Harpercollins Publishers|July 29, 2013|Trade Paperback|ISBN: 978-0-06-223462-9
The past just arrived on Ruby’s doorstep…
To uncover the truth about a friend’s disappearance, a fragile young woman must silence the ghosts of her past in the moving debut tale that intertwines mystery, madness, betrayal, love, and literature.
“My past was never more than one thought, one breath, one heartbeat away. And then, on that particular October evening, it literally arrived at my doorstep.”
Twenty-two-year-old, Ruby Rousseau is haunted by memories of Tarble, the women’s college she fled from ten months earlier, and the painful love affair that pushed her to the brink of tragedy.
When a suitcase belonging to a former classmate named Beth arrives on her doorstep, Ruby is plunged into a dark mystery. Beth has gone missing, and the suitcase is the only tangible evidence of her whereabouts.
Inside the bag, Ruby discovers a tattered copy of Virginia Woolf’s “A Room of One’s Own” the book she believes was a harbinger of her madness. Is someone trying to send her a message – and what does it mean?
The search for answers leads to Tarble. As Ruby digs into Beth’s past, she has no choice but to confront her own – an odyssey that will force her to re-examine her final days at school, including the married professor who broke her heart and the ghosts of illustrious writers, dead by their own hand, who beckoned her to join their tragic circle.
But will finding the truth finally set Ruby free…or send her over the edge of sanity?
One October evening, twenty-two-year-old Ruby Rousseau is sitting outside enjoying the evening with her mother when a courier service drives up to the door. The woman who pops out of the driver’s side says she has a delivery for Ruby. It’s a suitcase that Ruby instantly recognizes as the one she had borrowed from her friend, Beth at Tarble College when they were both attending there. Ruby immediately realizes that the tag bearing her name was never removed from the suitcase and she explained that to the driver. The driver indicated she could take the suitcase back to the depot or Ruby could just keep it, get in touch with, Beth herself and make her own arrangements to have the suitcase returned to her. Before she could really make up her own mind, Ruby’s mother grabbed the suitcase and said they’d take care of it.
Upon opening the suitcase, Ruby finds a copy of Virginia Woolf’s “A Room of One’s Own” amongst other belongings. When Ruby locates a phone number for Beth who she hasn’t seen she left college many months prior after an attempted suicide, she discovers that Beth is actually missing! The suitcase is the only tangible evidence of her whereabouts.
The book startles, Ruby and she wonders if someone is trying to send her a message – and if so, what does it mean?

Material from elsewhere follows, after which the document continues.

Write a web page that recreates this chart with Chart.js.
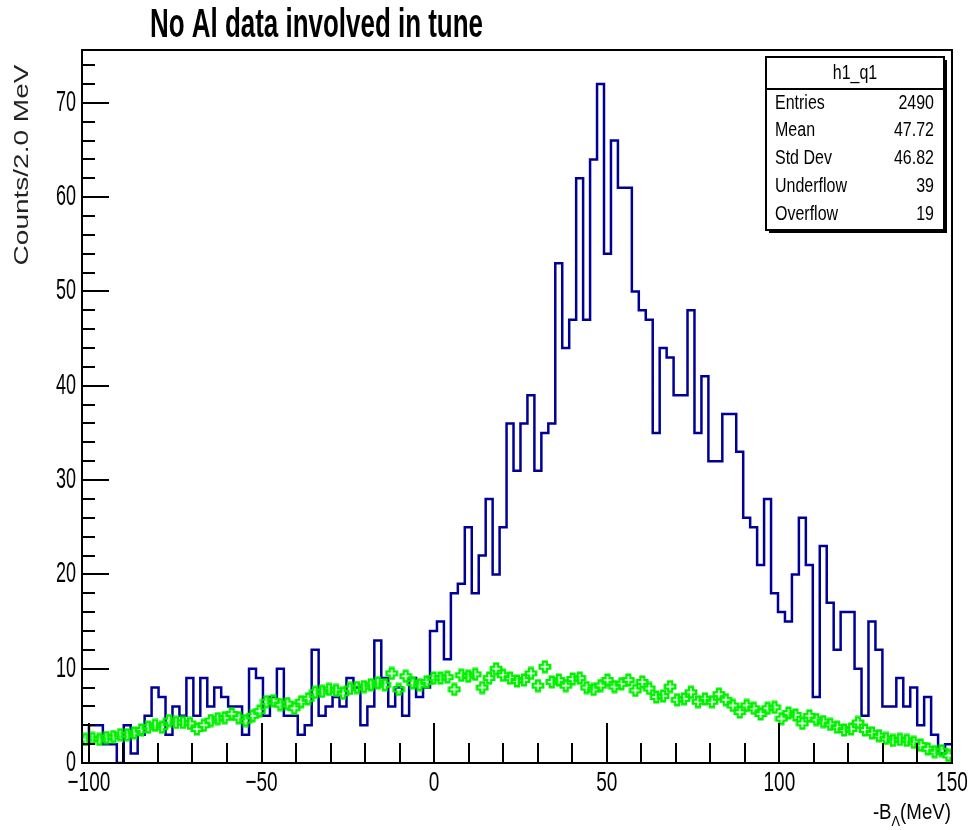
<!DOCTYPE html>
<html>
<head>
<meta charset="utf-8">
<script src="https://cdn.jsdelivr.net/npm/chart.js@4.4.1/dist/chart.umd.min.js"></script>
<style>
  html, body { margin: 0; padding: 0; background: #fff; }
  canvas { display: block; }
</style>
</head>
<body>
<canvas id="h1q1" width="969" height="830"></canvas>
<script>
// histogram binning: 125 bins between xMin and xMax
const xMin = -102;
const xMax = 150;
const nBins = 125;
const yMax = 75.6;

// h1_q1 bin contents (blue outline)
const blueCounts = [
  2, 4, 4, 2, 2, 0, 4, 1, 3, 5,
  8, 7, 3, 6, 5, 9, 5, 9, 6, 8,
  7, 6, 6, 3, 10, 9, 5, 7, 10, 5,
  5, 3, 4, 12, 5, 6, 7, 6, 9, 8,
  4, 6, 13, 9, 6, 8, 5, 9, 7, 8,
  14, 15, 11, 18, 19, 25, 18, 22, 28, 20,
  25, 36, 31, 36, 39, 31, 35, 36, 53, 44,
  47, 62, 47, 64, 72, 54, 66, 61, 61, 50,
  48, 47, 35, 44, 43, 39, 39, 48, 35, 41,
  32, 32, 37, 37, 33, 26, 25, 21, 28, 18,
  16, 15, 20, 26, 21, 7, 23, 17, 12, 16,
  16, 10, 5, 15, 12, 6, 6, 9, 6, 8,
  4, 7, 3, 1, 2
];

// background estimate drawn as green markers
const greenCounts = [
  2.5, 2.6, 2.5, 2.7, 2.8, 3.0, 3.0, 3.2, 3.5, 3.8,
  4.0, 3.8, 4.5, 4.3, 4.3, 4.2, 3.6, 4.0, 4.5, 4.7,
  4.8, 5.2, 4.8, 4.5, 5.0, 5.5, 6.5, 6.6, 6.2, 6.3,
  5.8, 6.5, 6.8, 7.5, 7.6, 7.8, 7.7, 7.4, 7.9, 8.0,
  8.1, 8.3, 8.5, 8.3, 9.5, 7.8, 9.2, 8.5, 8.3, 8.6,
  9.0, 9.0, 9.1, 7.8, 9.3, 9.2, 9.4, 8.0, 9.0, 10.0,
  9.3, 9.0, 8.7, 8.8, 9.5, 8.2, 10.2, 8.6, 8.8, 8.2,
  8.9, 9.0, 8.0, 7.8, 8.2, 8.8, 8.1, 8.4, 8.8, 7.7,
  8.6, 7.9, 7.0, 7.1, 8.1, 6.7, 6.8, 7.5, 6.5, 6.8,
  6.5, 7.3, 6.7, 6.1, 5.4, 6.1, 5.8, 5.2, 5.8, 5.9,
  4.7, 5.3, 5.1, 4.2, 5.0, 4.6, 4.4, 4.1, 3.8, 3.5,
  3.6, 4.3, 3.5, 3.2, 2.9, 2.6, 2.4, 2.5, 2.4, 2.2,
  1.9, 1.5, 1.2, 1.3, 0.8
];

const xTickLabels = [-100, -50, 0, 50, 100, 150];
const yTickLabels = [0, 10, 20, 30, 40, 50, 60, 70];

const statLabels = ["Entries", "Mean", "Std Dev", "Underflow", "Overflow"];
const statValues = ["2490", "47.72", "46.82", "39", "19"];

const titleText = "No Al data involved in tune";
const yTitle = "Counts/2.0 MeV";

const binWidth = (xMax - xMin) / nBins;

// outline points at the left edge of every bin, plus the closing edge
const bluePoints = blueCounts.map((c, i) => ({ x: xMin + i * binWidth, y: c }));
bluePoints.push({ x: xMax, y: blueCounts[nBins - 1] });

const greenPoints = greenCounts.map((c, i) => ({ x: xMin + (i + 0.5) * binWidth, y: c }));

// ROOT style open cross marker
function openCross(color) {
  const c = document.createElement("canvas");
  c.width = 14; c.height = 14;
  const g = c.getContext("2d");
  const m = 7, a = 5.2, w = 1.9;
  g.strokeStyle = color;
  g.lineWidth = 2.4;
  g.beginPath();
  g.moveTo(m - w, m - a); g.lineTo(m + w, m - a); g.lineTo(m + w, m - w);
  g.lineTo(m + a, m - w); g.lineTo(m + a, m + w); g.lineTo(m + w, m + w);
  g.lineTo(m + w, m + a); g.lineTo(m - w, m + a); g.lineTo(m - w, m + w);
  g.lineTo(m - a, m + w); g.lineTo(m - a, m - w); g.lineTo(m - w, m - w);
  g.closePath();
  g.stroke();
  return c;
}

function squeezed(ctx, text, x, y, font, sx, align) {
  ctx.save();
  ctx.font = font;
  ctx.textAlign = align;
  ctx.translate(x, y);
  ctx.scale(sx, 1);
  ctx.fillText(text, 0, 0);
  ctx.restore();
}

const FONT = "'Liberation Sans', Arial, sans-serif";

// frame, inward ticks, labels, title and stats box
const rootFrame = {
  id: "rootFrame",
  afterDraw(chart) {
    const ctx = chart.ctx;
    const a = chart.chartArea;
    const xs = chart.scales.x, ys = chart.scales.y;

    ctx.save();
    ctx.strokeStyle = "#000";
    ctx.lineWidth = 2;
    ctx.strokeRect(a.left, a.top, a.right - a.left, a.bottom - a.top);

    ctx.beginPath();
    for (let v = -100; v <= 150; v += 10) {
      const px = Math.round(xs.getPixelForValue(v));
      const len = v % 50 === 0 ? 40 : 20;
      ctx.moveTo(px, a.bottom);
      ctx.lineTo(px, a.bottom - len);
    }
    for (let v = 0; v <= 74; v += 2) {
      const py = Math.round(ys.getPixelForValue(v));
      const len = v % 10 === 0 ? 27 : 13;
      ctx.moveTo(a.left, py);
      ctx.lineTo(a.left + len, py);
    }
    ctx.stroke();

    ctx.fillStyle = "#000";
    ctx.textBaseline = "alphabetic";
    xTickLabels.forEach(v => {
      squeezed(ctx, String(v).replace("-", "\u2212"), xs.getPixelForValue(v), 791, "28px " + FONT, 0.68, "center");
    });
    ctx.textBaseline = "middle";
    yTickLabels.forEach(v => {
      squeezed(ctx, String(v), 76, ys.getPixelForValue(v), "29px " + FONT, 0.62, "right");
    });

    // title
    ctx.textBaseline = "alphabetic";
    ctx.font = "bold 41px " + FONT;
    const tw = ctx.measureText(titleText).width;
    squeezed(ctx, titleText, 150, 37, "bold 41px " + FONT, 333 / tw, "left");

    // y axis title
    ctx.save();
    ctx.translate(22, 165);
    ctx.rotate(-Math.PI / 2);
    ctx.scale(1, 0.72);
    ctx.font = "28px " + FONT;
    ctx.fillStyle = "#222";
    ctx.textAlign = "center";
    ctx.textBaseline = "middle";
    ctx.fillText(yTitle, 0, 0);
    ctx.restore();

    // x axis title: -B_Lambda(MeV)
    const sx = 0.85;
    ctx.font = "22px " + FONT;
    const w1 = ctx.measureText("-B").width * sx;
    const w3 = ctx.measureText("(MeV)").width * sx;
    ctx.font = "15px " + FONT;
    const w2 = ctx.measureText("\u039B").width * sx;
    let x0 = 951 - (w1 + w2 + w3);
    squeezed(ctx, "-B", x0, 819, "22px " + FONT, sx, "left");
    squeezed(ctx, "\u039B", x0 + w1, 826, "15px " + FONT, sx, "left");
    squeezed(ctx, "(MeV)", x0 + w1 + w2, 819, "22px " + FONT, sx, "left");

    // stats box
    const bx = 766, by = 57, bw = 178, bh = 173;
    ctx.fillStyle = "#000";
    ctx.fillRect(bx + 3, by + 3, bw, bh);
    ctx.fillStyle = "#fff";
    ctx.fillRect(bx, by, bw, bh);
    ctx.lineWidth = 2;
    ctx.strokeRect(bx, by, bw, bh);
    ctx.beginPath();
    ctx.moveTo(bx, by + 32);
    ctx.lineTo(bx + bw, by + 32);
    ctx.stroke();

    ctx.fillStyle = "#000";
    ctx.textBaseline = "middle";
    squeezed(ctx, "h1_q1", bx + bw / 2, by + 16, "20px " + FONT, 0.8, "center");
    statLabels.forEach((lab, i) => {
      const y = 103 + i * 27.8;
      squeezed(ctx, lab, 775, y, "20px " + FONT, 0.8, "left");
      squeezed(ctx, statValues[i], 934, y, "20px " + FONT, 0.8, "right");
    });
    ctx.restore();
  }
};

const ctx = document.getElementById("h1q1").getContext("2d");
const chart = new Chart(ctx, {
  type: "line",
  data: {
    datasets: [
      {
        label: "background",
        data: greenPoints,
        showLine: false,
        pointStyle: openCross("#00f000"),
        order: 0,
      },
      {
        label: "h1_q1",
        data: bluePoints,
        stepped: "before",
        borderColor: "#000099",
        borderWidth: 2.5,
        pointRadius: 0,
        fill: false,
        order: 1,
      },
    ],
  },
  options: {
    responsive: false,
    animation: false,
    layout: { padding: { top: 50, right: 17, left: 0, bottom: 0 } },
    plugins: {
      legend: { display: false },
      tooltip: { enabled: false },
    },
    scales: {
      x: {
        type: "linear",
        min: xMin,
        max: xMax,
        grid: { display: false },
        border: { display: false },
        ticks: { display: false },
        afterFit: s => { s.height = 67; },
      },
      y: {
        min: 0,
        max: yMax,
        grid: { display: false },
        border: { display: false },
        ticks: { display: false },
        afterFit: s => { s.width = 82; },
      },
    },
  },
  plugins: [rootFrame],
});
</script>
</body>
</html>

The search for answers leads, Ruby back to Tarble Women’s College, the last place she wants to go. As Ruby digs into Beth’s past, she has no choice but to confront her own – an odyssey that will force her to re-examine her final days at school, including the ‘married’ professor she had an affair with and the ghosts of illustrious writers, dead by their own hand, that haunt Ruby and beckon her to join their tragic circle.
Will finding the truth finally set Ruby free…or send her over the edge? Does she have the strength and courage to face the unknown as she travels back through a year she’d rather forget?
The Butterfly Sister was an excellent debut novel and one I couldn’t put down. It grabbed me from the first page until the last and I was totally shocked at the ending. I sure didn’t see that coming. This would make a good book club pick as there are many topics to be discussed from within these pages. I look forward to reading more from this author in the future.